The reform fixes the economic and legal framework for the
European sugar sector until 2014/2015 without foreseeing a
review clause. The 36 percent price cut is coupled with a
generous restructuring fund lasting 4 years. The restructuring
fund has three main objectives: firstly to provide incentives to
encourage less competitive producers to leave the industry,
secondly to provide money to cope with the social and
environmental impacts of factory closure (financing of social
plans or redeployment programmes and of measures to put the site
back into good environmental condition) and thirdly to provide
funds for the most affected regions to develop new business in
coherence with EU structural and rural development funds.
Europe will remain an
attractive market place for developing countries to sell their
sugar. The Commission is also proposing an assistance scheme for
the African, Caribbean and Pacific countries which traditionally
export sugar to the EU, initially worth 40 million euros for
2006. Further long term assistance will be secured for the
period 2007-2013, depending on the outcome of the discussions on
the Financial Perspectives.
Details of the agreement:
A 36 percent price cut over
four years beginning in 2006/07 to ensure sustainable market
balance, -20 percent in year one, -25 percent in year two, -30
percent in year three and -36 percent in year four.
Compensation to farmers at an
average of 64.2 percent of the price cut. Inclusion of this aid
in the Single Farm Payment and linking of payments to respect of
environmental and land management standards.
In those countries giving up at
least 50 percent if their quota, the possibility of an
additional coupled payment of 30 percent of the income loss for
a maximum of five years, plus possible limited national aid.
Validity of the new regime,
including extension of the sugar quota system, until 2014/15. No
review clause.
Merging of ‘A’ and ‘B’ quota
into a single production quota.
Abolition of the intervention
system after a four-year phase-out period and the replacement of
the intervention price by a reference price.
Introduction of a private
storage system as a safety net in case the market price falls
below the reference price.
Voluntary restructuring scheme
lasting 4 years for EU sugar factories, and isoglucose and
inulin syrup producers, consisting of a payment to encourage
factory closure and the renunciation of quota as well as to cope
with the social and environmental impact of the restructuring
process.
This payment will be 730 euros
per tonne in years one and two, falling to 625 in year three,
and 520 in the final year.
The possibility to use some of
this fund to compensate beet producers affected by the closure
of factories.
An additional diversification
fund for Member States where quota is reduced by a minimum
amount, which increases the more quota is renounced.

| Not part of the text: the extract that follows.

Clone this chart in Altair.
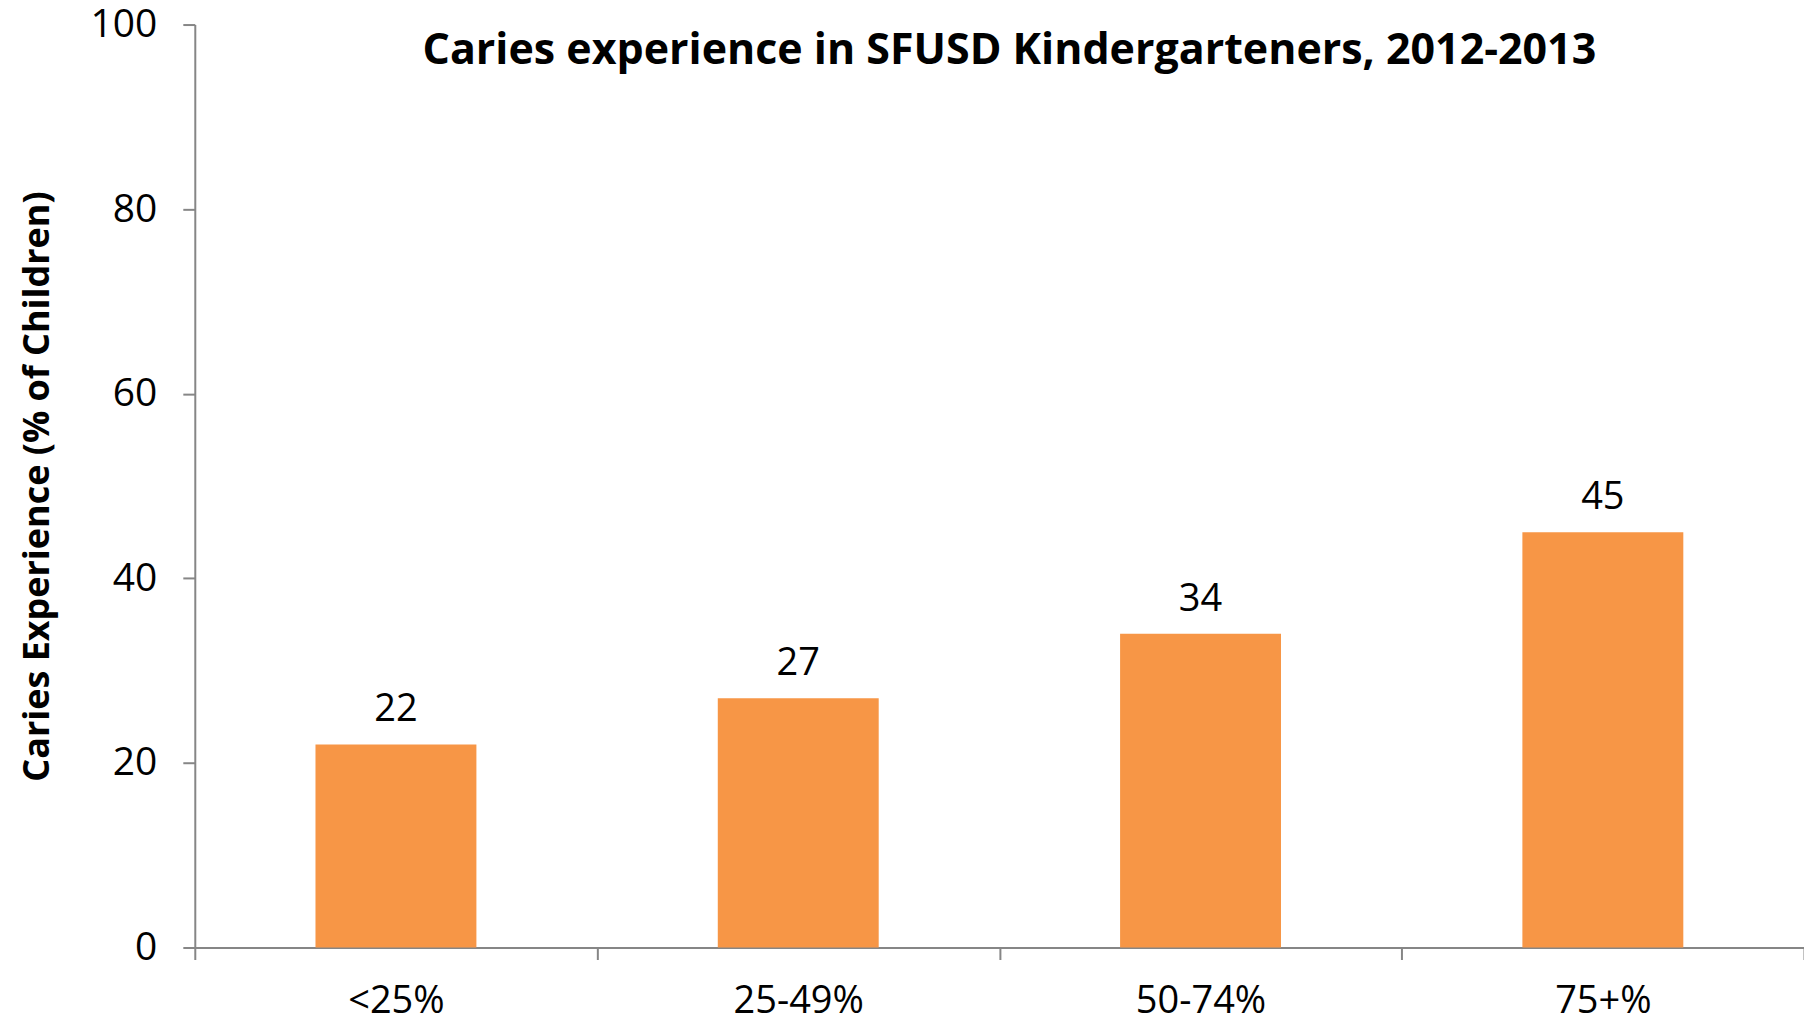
import altair as alt
import pandas as pd

categories = ["<25%", "25-49%", "50-74%", "75+%"]
values = [22, 27, 34, 45]
y_ticks = [0, 20, 40, 60, 80, 100]

df = pd.DataFrame({"cat": categories, "val": values})

FONT = "Open Sans"
AXIS_COLOR = "#868686"

base = alt.Chart(df).encode(
    x=alt.X(
        "cat:N",
        sort=categories,
        scale=alt.Scale(paddingInner=0, paddingOuter=0),
        axis=alt.Axis(
            title=None,
            labelAngle=0,
            tickBand="extent",
            tickSize=12,
            tickColor=AXIS_COLOR,
            domainColor=AXIS_COLOR,
            tickWidth=2,
            domainWidth=2,
            labelFont=FONT,
            labelFontSize=38,
            labelColor="black",
            labelPadding=23,
        ),
    ),
)

bars = base.mark_bar(color="#F79646", width=alt.RelativeBandSize(0.4)).encode(
    y=alt.Y(
        "val:Q",
        scale=alt.Scale(domain=[0, 100], nice=False),
        axis=alt.Axis(
            values=y_ticks,
            title="Caries Experience  (% of Children)",
            titleFont=FONT,
            titleFontSize=36,
            titleFontWeight="bold",
            titleColor="black",
            titleX=-157,
            titleY=462,
            titleBaseline="middle",
            titleAngle=270,
            grid=False,
            tickSize=12,
            tickColor=AXIS_COLOR,
            domainColor=AXIS_COLOR,
            tickWidth=2,
            domainWidth=2,
            labelFont=FONT,
            labelFontSize=39,
            labelColor="black",
            labelPadding=26,
        ),
    )
)

labels = base.mark_text(
    font=FONT, fontSize=38, color="black", baseline="alphabetic", dy=-23
).encode(y="val:Q", text="val:Q")

chart = (
    (bars + labels)
    .properties(
        width=1611,
        height=924,
        autosize=alt.AutoSizeParams(type="none"),
        padding={"left": 187, "top": 16, "right": 0, "bottom": 73},
        title=alt.TitleParams(
            "Caries experience in SFUSD Kindergarteners, 2012-2013",
            font=FONT,
            fontSize=43,
            fontWeight="bold",
            color="black",
            anchor="middle",
            dx=10,
            dy=105,
            baseline="alphabetic",
        ),
    )
    .configure_view(stroke=None)
)

chart.save("out.html", embed_options={"renderer": "svg", "actions": False})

Both these payments will be
financed by a levy on holders of quota, lasting three years.
Sugar beet should qualify for
set-aside payments when grown as a non-food crop and also be
eligible for the energy crop aid of 45 euros/hectare.
To maintain a certain
production in the current “C” sugar producing countries, an
additional amount of 1.1million tonnes will be made available
against a one-off payment corresponding to the amount of
restructuring aid per tonne in the first year.
Sugar for the chemical and
pharmaceutical industries and for the production of bio-ethanol
will be excluded from production quotas.
Increase of Isoglucose guota of
300,000 tonnes for the existing producer companies phased in
over three years with an increase of 100,000 tonnes each year.
Possibility to purchase extra
isoglocose quota in Italy (60,000 tonnes, Sweden 35,000t and
Lithuania 8,000t) at the restructuring aid price.
The text of the compromise is
available in Michael Mann’s office. BERL 1/343.